Chapter5 Entropy rates of a stochastic process

\(X_{1},x_{2},...,x_{n}\)为i.i.d随机变量,\(H(X_{1},x_{2},...,x_{n})\)随n以速率H(X)(渐进地)线性增加,这个速率称之为熵率

5.1 Markov Chain

随机过程\(\{X_{i}\}\)是一个带下标的随机变量序列

平稳的:关于时间下标的位移不变。

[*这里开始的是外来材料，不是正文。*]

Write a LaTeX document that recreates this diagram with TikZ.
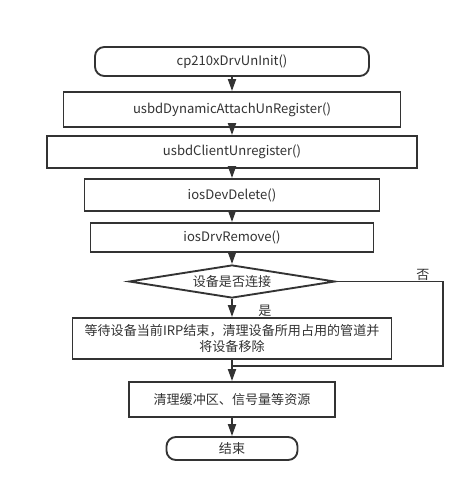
\documentclass[tikz,border=0pt]{standalone}
\usepackage{fontspec}
\setmainfont{Noto Sans CJK SC}
\usepackage{tikz}
\usetikzlibrary{shapes.geometric, arrows.meta}
\definecolor{ink}{HTML}{333333}

\begin{document}
\begin{tikzpicture}[x=0.75pt, y=-0.75pt, font=\fontsize{9.8}{12.5}\selectfont, text=ink, term/.style={draw=ink, rectangle, rounded corners=7pt, line width=1.4pt, fill=white}, proc/.style={draw=ink, rectangle, line width=1.4pt, fill=white}, dec/.style={draw=ink, diamond, aspect=6.2, inner sep=1pt, line width=1.4pt, fill=white}, n/.style={-{Triangle[width=6pt, length=9pt]}, draw=ink, line width=1.4pt}, l/.style={draw=ink, line width=1.4pt}]
            \useasboundingbox (0,0) rectangle (475,491);
            % nodes
            \node[term, minimum width=205.5pt, minimum height=21.75pt] (uninit) at (232,61.5) {cp210xDrvUnInit()};
            \node[proc, minimum width=252.75pt, minimum height=26.25pt] (dynattach) at (232,109.5) {usbdDynamicAttachUnRegister()};
            \node[proc, minimum width=277.5pt, minimum height=24pt] (clientunreg) at (232,152) {usbdClientUnregister()};
            \node[proc, minimum width=221.25pt, minimum height=24pt] (devdelete) at (232,195) {iosDevDelete()};
            \node[proc, minimum width=212.25pt, minimum height=21.75pt] (drvremove) at (232,237.5) {iosDrvRemove()};
            \node[dec, minimum width=154.5pt, minimum height=24.75pt] (connected) at (232,281.5) {设备是否连接};
            \node[proc, minimum width=239.25pt, minimum height=30.75pt, align=center, inner sep=1pt] (waitirp) at (232,338.5) {等待设备当前IRP结束，清理设备所用占用的管道并\\将设备移除};
            \node[proc, minimum width=154.5pt, minimum height=26.25pt] (cleanup) at (232,399.5) {清理缓冲区、信号量等资源};
            \node[term, minimum width=98.25pt, minimum height=17.25pt] (finish) at (232,448.5) {结束};
            \node (yes) at (265,311) {是};
            \node (no) at (423,275) {否};
            \coordinate (corner1) at (443,281.5);
            \coordinate (corner2) at (443,366);
            \coordinate (join) at (232,366);
            % edges
            \draw [n] (uninit) -- (dynattach);
            \draw [n] (dynattach) -- (clientunreg);
            \draw [n] (clientunreg) -- (devdelete);
            \draw [n] (devdelete) -- (drvremove);
            \draw [n] (drvremove) -- (connected);
            \draw [n] (connected) -- (waitirp);
            \draw [n] (waitirp) -- (cleanup);
            \draw [n] (cleanup) -- (finish);
            \draw [l] (connected.east) -- (corner1) -- (corner2) -- (join);
        \end{tikzpicture}
\end{document}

即对于任意n和l,有:\(Pr\{ X_{1}=x_{1},X_{2}=x_{2},...X_{n}=x_{n}\} =Pr\{ X_{1+l}=x_{1},X_{2+l}=x_{2},...,X_{n+l}=x_{n}\}\)

马尔科夫链:每个随机变量仅仅依赖于前一个变量,即:\(Pr(X_{n+1}=x_{n+1}|X_{n}=x_{n},X_{n-1}=x_{n-1},...,X_{1}=x_{1})=Pr(X_{n+1}|X_{n})\),此时可以推出\(p(x_{1},x_{2},...,x_{n})=p(x_{1})p(x_{2}|x_{1})p(x_{3}|x_{2})...p(x_{n}|x_{n=1})\)

时间不变的:条件概率\(p(x_{n+1}|x_{n})\)不依赖n,即\(Pr\{ X_{n+1}=b|X_{n}=a\} =Pr\{X_{2}=b|x_{1}=a\}\) 对任意的a,b成立

Chapter7 信息论与统计学

概念汇总:

  • \(\chi=\{a_{1},a_{2},...,a_{|\chi|}\}\) ,为字母表

  • \(x^{n}\)x表示序列\(x_{1},x_{2},...,x_{n}\)

  • \(P_{x}=\frac{N(a|\pmb{x})}{n}\)为序列x的型。表示\(\chi\) 中的每个字符在该序列中出现的相对比例。它是一个概率密度函数。